Me estranhou a falta de público no local devido ao tamanho desses dois ícones da música brasileira. O evento, que começou na quarta-feira às 19h e terminou de madrugada, por volta de 1 hora da manhã, foi acompanhado por turistas, classe política e demais elite ouro-pretana, ou seja, faltou o povo que pagou por R$ 224 mil por todo o evento, que ainda contou com Lô Borges na terça-feira e que terá Paulinho Moska na noite de quinta (7).
Quando terminou, entendi em parte a ausência da população. Como se já não bastasse serem escolhidos dias úteis para que a festividade ocorra (acho que não é necessário aqui explanar que boa parte da população pega na “labuta” ao amanhecer), não havia transporte público após o fim dos shows, nem no início do último, considerando o tardio horário que a apresentação começou. As ruas adjacentes já estavam desertas na metade do terceiro show, de Beto Guedes, por volta da meia-noite. Imagine o pai de família ter que desembolsar quase 10% de um salário mínimo para poder chegar em casa de táxi ou qualquer outro meio de transporte particular? Ou de onde um estudante vai tirar dinheiro para pagar táxi para assistir um show do clássico álbum que estudou nas aulas de arte e história?
Democratizar o acesso à cultura não é publicar “artezinha” nas redes sociais com divulgação de shows e eventos.

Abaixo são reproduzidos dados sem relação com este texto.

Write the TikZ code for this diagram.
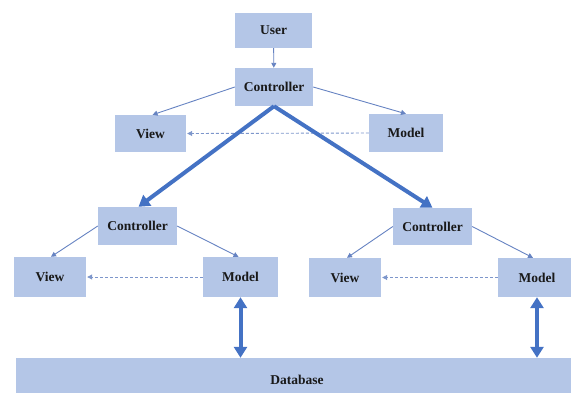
\documentclass[tikz,border=0pt]{standalone}
\usepackage{fontspec}
\setmainfont{Liberation Serif}
\usetikzlibrary{arrows.meta}
\definecolor{boxfill}{HTML}{B4C6E7}
\definecolor{thickblue}{HTML}{4472C4}
\definecolor{thinblue}{HTML}{6683C2}
\tikzset{
  box/.style={fill=boxfill, draw=none, inner sep=0pt, font=\fontsize{13.5}{15}\selectfont\bfseries, text=black!90},
  thinarrow/.style={draw=thinblue, line width=0.9pt, -{Triangle[length=5pt,width=5pt]}},
  dasharrow/.style={draw=thinblue!85, line width=0.9pt, dash pattern=on 3pt off 2pt, -{Triangle[length=5pt,width=5pt]}},
  thickarrow/.style={draw=thickblue, line width=4pt, -{Triangle[length=11pt,width=13pt]}},
  dblarrow/.style={draw=thickblue, line width=4pt, {Triangle[length=11pt,width=13pt]}-{Triangle[length=11pt,width=13pt]}}
}
\begin{document}
\begin{tikzpicture}[x=1pt,y=-1pt]
\useasboundingbox (0,0) rectangle (571,392);
\clip (0,0) rectangle (571,392);
% top level
\node[box, minimum width=77pt, minimum height=35pt] (user) at (273.5,30.5) {User};
\node[box, minimum width=78pt, minimum height=38pt] (tc) at (274,87) {Controller};
\node[box, minimum width=71pt, minimum height=37pt] (tv) at (150.5,133.5) {View};
\node[box, minimum width=74pt, minimum height=38pt] (tm) at (406,133) {Model};
% left
\node[box, minimum width=79pt, minimum height=38pt] (lc) at (137.5,226) {Controller};
\node[box, minimum width=72pt, minimum height=40pt] (lv) at (50,277) {View};
\node[box, minimum width=75pt, minimum height=40pt] (lm) at (240.5,277) {Model};
% right
\node[box, minimum width=79pt, minimum height=37pt] (rc) at (432.5,226.5) {Controller};
\node[box, minimum width=72pt, minimum height=39pt] (rv) at (345,277.5) {View};
\node[box, minimum width=78pt, minimum height=39pt] (rm) at (537,277.5) {Model};
% database
\node[box, minimum width=562pt, minimum height=44pt] (db) at (297,380) {Database};
% connectors
\draw[thinarrow] (user) -- (tc);
\draw[thinarrow] (tc.west) -- ([xshift=2pt]tv.north);
\draw[thinarrow] (tc.east) -- (tm.north);
\draw[dasharrow] (tm.west) -- ([xshift=1pt]tv.east);
\draw[thickarrow] (tc.south) -- ([xshift=1pt]lc.north);
\draw[thickarrow] (tc.south) -- (rc.north);
\draw[thinarrow] (lc.west) -- ([xshift=1pt]lv.north);
\draw[thinarrow] (lc.east) -- ([xshift=-2pt]lm.north);
\draw[dasharrow] (lm.west) -- ([xshift=1pt]lv.east);
\draw[thinarrow] (rc.west) -- ([xshift=2pt]rv.north);
\draw[thinarrow] (rc.east) -- ([xshift=-4pt]rm.north);
\draw[dasharrow] (rm.west) -- ([xshift=1pt]rv.east);
\draw[dblarrow] (lm.south) -- (lm.south |- db.north);
\draw[dblarrow] (rm.south) -- (rm.south |- db.north);
\end{tikzpicture}
\end{document}
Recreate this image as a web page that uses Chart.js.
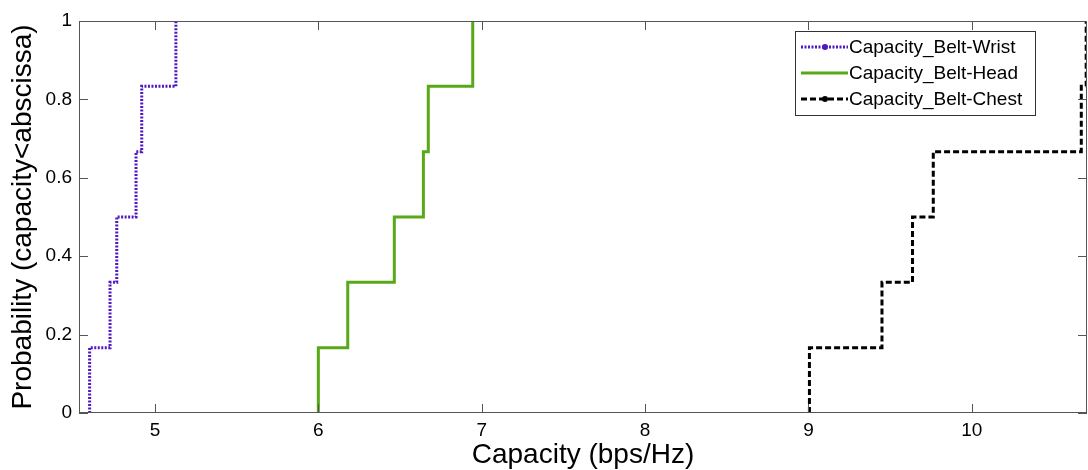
<!DOCTYPE html>
<html>
<head>
<meta charset="utf-8">
<script src="https://cdn.jsdelivr.net/npm/chart.js@4"></script>
<style>
  html, body { margin: 0; padding: 0; background: #fff; }
  #wrap { position: relative; width: 1088px; height: 470px; }
</style>
</head>
<body>
<div id="wrap"><canvas id="cdf"></canvas></div>
<script>
// ---- data ----
const probLevels = [0.1667, 0.3333, 0.5, 0.6667, 0.8333, 1];
const wristCapacity = [4.60, 4.725, 4.766, 4.884, 4.919, 5.128];
const headCapacity = [6.00, 6.18, 6.465, 6.643, 6.673, 6.945];
const chestCapacity = [9.006, 9.45, 9.637, 9.764, 10.67, 10.70];
const xTicks = [5, 6, 7, 8, 9, 10];
const yTicks = [0, 0.2, 0.4, 0.6, 0.8, 1];
const seriesNames = ["Capacity_Belt-Wrist", "Capacity_Belt-Head", "Capacity_Belt-Chest"];

// empirical CDF points: start at 0 then one step per sample
const cdfPoints = (caps) =>
  [{ x: caps[0], y: 0 }].concat(caps.map((c, i) => ({ x: c, y: probLevels[i] })));

const axisColor = "#555";

// box around the plot + inward tick marks, like matlab
const boxPlugin = {
  id: "box",
  afterDatasetsDraw(chart) {
    const { ctx, chartArea: a, scales } = chart;
    ctx.save();
    ctx.strokeStyle = axisColor;
    ctx.lineWidth = 1;
    ctx.strokeRect(a.left + 0.5, a.top + 0.5, a.right - a.left - 1, a.bottom - a.top - 1);
    ctx.beginPath();
    scales.x.ticks.forEach((t) => {
      const px = Math.round(scales.x.getPixelForValue(t.value)) + 0.5;
      ctx.moveTo(px, a.bottom); ctx.lineTo(px, a.bottom - 9);
      ctx.moveTo(px, a.top); ctx.lineTo(px, a.top + 9);
    });
    scales.y.ticks.forEach((t) => {
      const py = Math.round(scales.y.getPixelForValue(t.value)) + 0.5;
      ctx.moveTo(a.left, py); ctx.lineTo(a.left + 9, py);
      ctx.moveTo(a.right, py); ctx.lineTo(a.right - 9, py);
    });
    ctx.stroke();
    ctx.restore();
  },
};

// legend box inside the top right of the plot
const legendPlugin = {
  id: "boxLegend",
  afterDraw(chart) {
    const { ctx } = chart;
    const x0 = 795, y0 = 31, w = 240, h = 84;
    ctx.save();
    ctx.fillStyle = "#fff";
    ctx.fillRect(x0, y0, w, h);
    ctx.strokeStyle = "#333";
    ctx.lineWidth = 1;
    ctx.strokeRect(x0 + 0.5, y0 + 0.5, w, h);
    ctx.font = "19px 'Liberation Sans', Arial, sans-serif";
    ctx.textBaseline = "middle";
    chart.data.datasets.forEach((ds, i) => {
      const y = 47 + i * 26;
      ctx.strokeStyle = ds.borderColor;
      ctx.lineWidth = ds.borderWidth;
      ctx.setLineDash(ds.borderDash || []);
      ctx.beginPath();
      ctx.moveTo(801, y); ctx.lineTo(848, y);
      ctx.stroke();
      ctx.setLineDash([]);
      if (ds.legendMarker) {
        ctx.fillStyle = ds.borderColor;
        ctx.beginPath();
        ctx.arc(825, y, 3, 0, Math.PI * 2);
        ctx.fill();
      }
      ctx.fillStyle = "#000";
      ctx.fillText(ds.label, 849, y + 1);
    });
    ctx.restore();
  },
};

const tickFont = { size: 19, family: "'Liberation Sans', Arial, sans-serif" };
const titleFont = { size: 28, lineHeight: 1, family: "'Liberation Sans', Arial, sans-serif" };

new Chart(document.getElementById("cdf"), {
  type: "line",
  data: {
    datasets: [
      {
        label: seriesNames[0],
        data: cdfPoints(wristCapacity),
        borderColor: "#5018c0",
        borderWidth: 3,
        borderDash: [2, 1.5],
        legendMarker: true,
      },
      {
        label: seriesNames[1],
        data: cdfPoints(headCapacity),
        borderColor: "#58a818",
        borderWidth: 3,
      },
      {
        label: seriesNames[2],
        data: cdfPoints(chestCapacity),
        borderColor: "#000",
        borderWidth: 3,
        borderDash: [6, 3],
        legendMarker: true,
      },
    ],
  },
  options: {
    responsive: true,
    maintainAspectRatio: false,
    animation: false,
    elements: {
      line: { stepped: "before", tension: 0, borderCapStyle: "butt" },
      point: { radius: 0, hoverRadius: 0 },
    },
    layout: { padding: { top: 21, right: 1, left: 0, bottom: 0 } },
    plugins: { legend: { display: false }, tooltip: { enabled: false } },
    scales: {
      x: {
        type: "linear",
        min: 4.535,
        max: 10.705,
        afterBuildTicks: (s) => { s.ticks = xTicks.map((v) => ({ value: v })); },
        afterFit: (s) => { s.height = 57; },
        grid: { display: false, drawTicks: false },
        border: { display: false },
        ticks: { color: "#000", padding: 6, font: tickFont, callback: (v) => String(v) },
        title: {
          display: true,
          text: "Capacity (bps/Hz)",
          color: "#000",
          font: titleFont,
          padding: { top: 0, bottom: 1 },
        },
      },
      y: {
        type: "linear",
        min: 0,
        max: 1,
        afterBuildTicks: (s) => { s.ticks = yTicks.map((v) => ({ value: v })); },
        afterFit: (s) => { s.width = 79; },
        grid: { display: false, drawTicks: false },
        border: { display: false },
        ticks: { color: "#000", padding: 7, font: tickFont, callback: (v) => String(v) },
        title: {
          display: true,
          text: "Probability (capacity<abscissa)",
          color: "#000",
          font: titleFont,
          padding: { top: 9, bottom: 0 },
        },
      },
    },
  },
  plugins: [boxPlugin, legendPlugin],
});
</script>
</body>
</html>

É preciso dar condições para que o povo consiga participar de todas as ações culturais que lhe é de direito, afinal, o imposto pago em Ouro Preto pelos moradores dos bairros periféricos não é diferente de nenhum outro, ou seja, todos têm o direito de acessar quaisquer atividades promovidas pelo setor público, sejam elas inclinadas para a saúde, educação, lazer e nossa tão divulgada CULTURA!
Como cantou nosso tão querido Beto Guedes: “Quero não ferir meu semelhante, nem por isso quero me ferir, vamos precisar de todo mundo pra banir do mundo a opressão“. É tão triste perceber que, na cidade tida como berço da liberdade, as pessoas que vivem em lugares mais afastados sejam tratadas de maneira indiferente, como a que presenciei na memorável noite.
Se observarmos nos rostos dos ouro-pretanos, não a maioria que se fez presente no Centro de Convenções, mas daqueles que pegam seu “Turin e Transcota lotado” bem cedo para iniciar mais um dia de trabalho, perceberemos as marcas de uma vida difícil, que poderia e deveria ser preenchida com um pouco de arte, já que participar de momentos culturais, como dizem os psicólogos, é também adquirir mais saúde mental, uma área muito importante, sobretudo, depois de uma pandemia.
Seria a comemoração dos 50 anos do recém eleito melhor álbum do Brasil uma segregação articulada pelas autoridades e empresas ou os organizadores são insensíveis mesmo e não conhecem às demandas populares?
Quem mora em bairros mais afastados, como Piedade e Saramenha, por exemplo, e é fã da música mineira tão prestigiada, ou tinha curiosidade em conhecer a história viva da cultura brasileira, em casa permaneceu, assistindo a dois grandes shows que aconteceram em sua própria cidade via pequenas publicações realizadas nas redes sociais. O mesmo ocorreu com a população dos distritos.